From 1989 the Art Gallery of New South Wales became the principal venue for ARTEXPRESS with satellite exhibitions in up to six other locations.
In 1999 the Arts Education Centre, now the Department of Education and Communities' Arts Unit, took over responsibility for the organisation of ARTEXPRESS exhibitions.
Record attendances and other landmarks - ARTEXPRESS to the present day
In 2001 ARTEXPRESS reached the landmark annual attendance figure of over 500,000. In 2002 a selection of ARTEXPRESS works travelled to New York and were exhibited at Brooklyn Museum of Art. The exhibition was opened by the Australian Ambassador in New York, Mr Ken Allen. It was also exhibited at Macy Gallery, Teachers' College, Columbia University.
During ARTEXPRESS' 21st birthday year, 2004, an independently curated exhibition of the William Wilkins Memorial Collection was displayed at Newington Armory, Sydney Olympic Park, Homebush. The first exhibition of ARTEXPRESS at the Hazelhurst Regional Gallery & Arts Centre was also held that year.
The Newington Armory at Sydney Olympic Park became an annual venue for ARTEXPRESS from 2005. The Newington Armory show has become the second largest exhibition in the metropolitan area focusing on western Sydney students and new media.

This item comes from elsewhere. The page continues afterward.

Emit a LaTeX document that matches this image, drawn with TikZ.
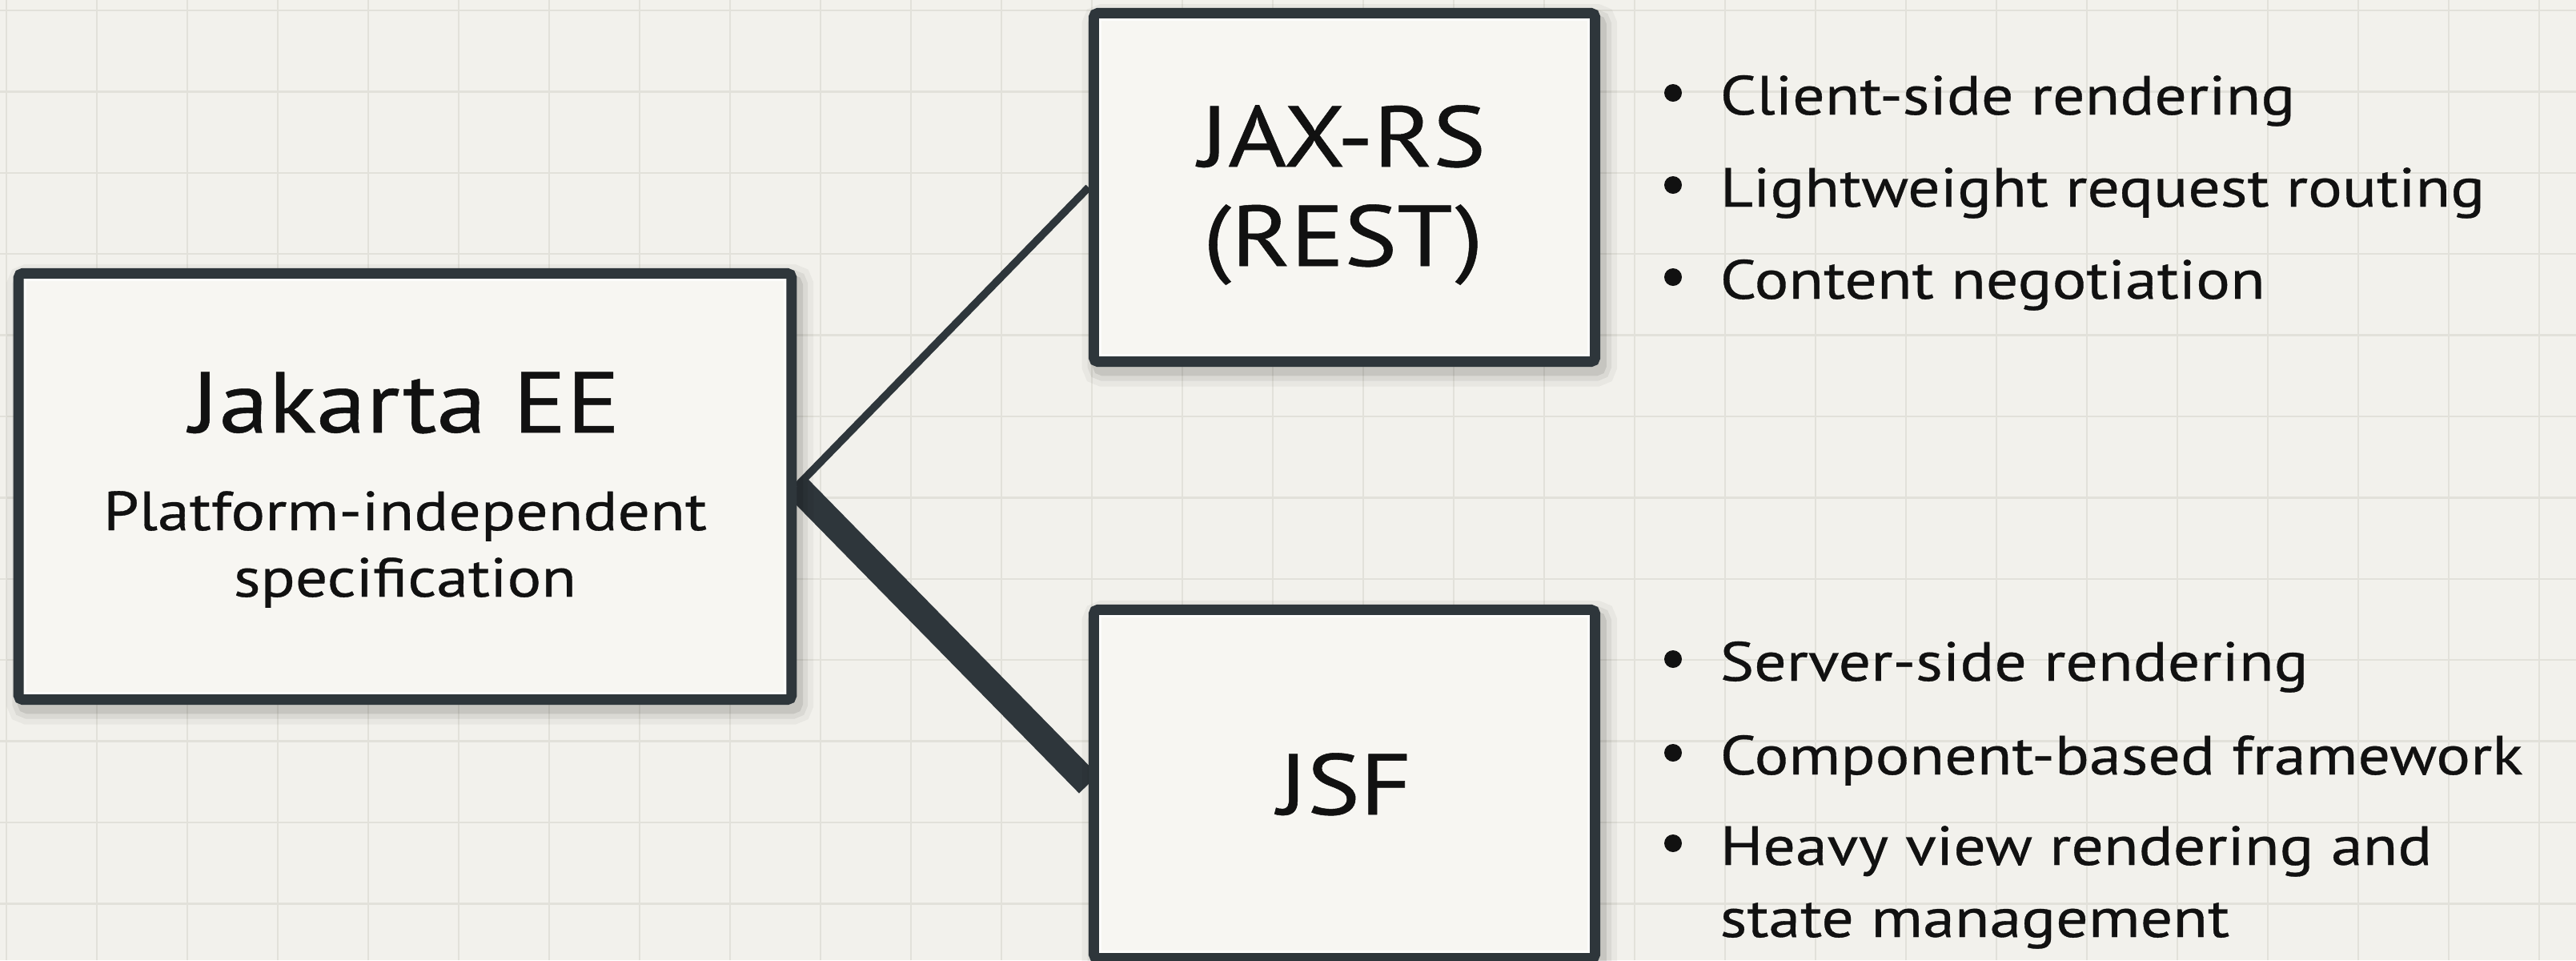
\documentclass[tikz,border=0pt]{standalone}
\usepackage{fontspec}
\setmainfont{PT Sans}[FakeStretch=1.16, FakeBold=0.5]

\definecolor{paper}{HTML}{F2F1EC}
\definecolor{gridc}{HTML}{E2E1DA}
\definecolor{ink}{HTML}{2E363B}
\definecolor{boxfill}{HTML}{F7F6F2}
\definecolor{txt}{HTML}{111111}

\pgfdeclarelayer{back}
\pgfdeclarelayer{links}
\pgfsetlayers{back,links,main}

\tikzset{
  card/.style={draw=ink, line width=3.7pt, fill=boxfill, rounded corners=1.5pt,
    inner sep=0pt,
    preaction={draw=black, draw opacity=0.04, line width=12pt, fill=none,
      transform canvas={xshift=1.8pt, yshift=-2.8pt}},
    preaction={draw=black, draw opacity=0.06, line width=8pt, fill=none,
      transform canvas={xshift=1.8pt, yshift=-2.8pt}},
    preaction={draw=black, draw opacity=0.09, line width=4.5pt, fill=none,
      transform canvas={xshift=1.8pt, yshift=-2.8pt}}},
  sidecard/.style={card, minimum width=6.26cm, minimum height=4.35cm},
  bigtitle/.style={anchor=base, inner sep=0pt, text=txt,
    font=\fontsize{30.6}{34}\selectfont},
  subtitle/.style={anchor=base, inner sep=0pt, text=txt,
    font=\fontsize{19.6}{22}\selectfont},
  item/.style={anchor=base west, inner sep=0pt, text=txt,
    font=\fontsize{19.6}{22}\selectfont},
  gridline/.style={draw=gridc, line width=0.7pt},
  thinlink/.style={draw=ink, line width=2.7pt, line cap=butt},
  thicklink/.style={draw=ink, line width=9.4pt, line cap=butt},
  dot/.style={fill=txt}
}

\begin{document}
\begin{tikzpicture}[x=0.01cm, y=-0.01cm]
  \useasboundingbox (0,0) rectangle (3218,1199);

  % paper and grid
  \begin{pgfonlayer}{back}
    \fill[paper] (0,0) rectangle (3218,1199);
    \foreach \i in {0,...,28}
      \draw[gridline] (8+113*\i,0) -- (8+113*\i,1199);
    \foreach \j in {0,...,11}
      \draw[gridline] (0,13+101.4*\j) -- (3218,13+101.4*\j);
  \end{pgfonlayer}

  % boxes
  \node[card, minimum width=9.65cm, minimum height=5.32cm] (jee) at (506,607.5) {};
  \node[sidecard] (rest) at (1679.5,234) {};
  \node[sidecard] (jsf) at (1679.5,979) {};

  % soft inner highlight along the borders
  \foreach \b in {jee,rest,jsf}
    \draw[white, opacity=0.7, line width=0.8pt]
      ([shift={(15,15)}]\b.north west) rectangle ([shift={(-15,-15)}]\b.south east);

  % connectors
  \begin{pgfonlayer}{links}
    \draw[thinlink] (jee.east) -- (rest.west);
    \draw[thicklink] (jee.east) -- (jsf.west);
  \end{pgfonlayer}

  % box texts
  \node[bigtitle] (jeetitle) at (506,540) {Jakarta EE};
  \node[subtitle] (jeesub1) at (506,662) {Platform-independent};
  \node[subtitle] (jeesub2) at (506,745) {specification};
  \node[bigtitle] (resttitle1) at (1677,208) {JAX-RS};
  \node[bigtitle] (resttitle2) at (1678,332) {(REST)};
  \node[bigtitle] (jsftitle) at (1680,1017) {JSF};

  % JAX-RS traits
  \fill[dot] (2090,116) circle[radius=0.11cm];
  \fill[dot] (2090,231) circle[radius=0.11cm];
  \fill[dot] (2090,346) circle[radius=0.11cm];
  \node[item] (r1) at (2148,143) {Client-side rendering};
  \node[item] (r2) at (2148,258) {Lightweight request routing};
  \node[item] (r3) at (2148,373) {Content negotiation};

  % JSF traits
  \fill[dot] (2090,823) circle[radius=0.11cm];
  \fill[dot] (2090,940) circle[radius=0.11cm];
  \fill[dot] (2090,1053) circle[radius=0.11cm];
  \node[item] (f1) at (2148,850) {Server-side rendering};
  \node[item] (f2) at (2148,967) {Component-based framework};
  \node[item] (f3) at (2148,1080) {Heavy view rendering and};
  \node[item] (f4) at (2148,1170) {state management};
\end{tikzpicture}
\end{document}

ARTEXPRESS electronic catalogues on CD-ROM were produced in 2005, 2006 and 2007. The CD-ROMs include images of all artworks and film/video, digital animation and interactive works.
ARTEXPRESS has exhibited over 3,000 students' works in the past ten years. It has become a much anticipated event in Sydney's cultural calendar and continues to draw national and international acclaim.
The Art Gallery of New South Wales continues as the principal venue. Visitors to ARTEXPRESS contributed to 14% o the gallery's total annual attendance when ARTEXPRESS celebrated its 25th Anniversary in 2008.
Newcastle Regional Arts Centre holds an annual ARTEXPRESS exhibition and Hazelhurst Gallery & Arts Centre and Newington Armory, Sydney Olympic Park, have become established venues for the display of quality Higher School Certificate Visual Arts submissions. The regional tour continues to grow in popularity with regional Arts Centres vying for ARTEXPRESS up to 3 years in advance.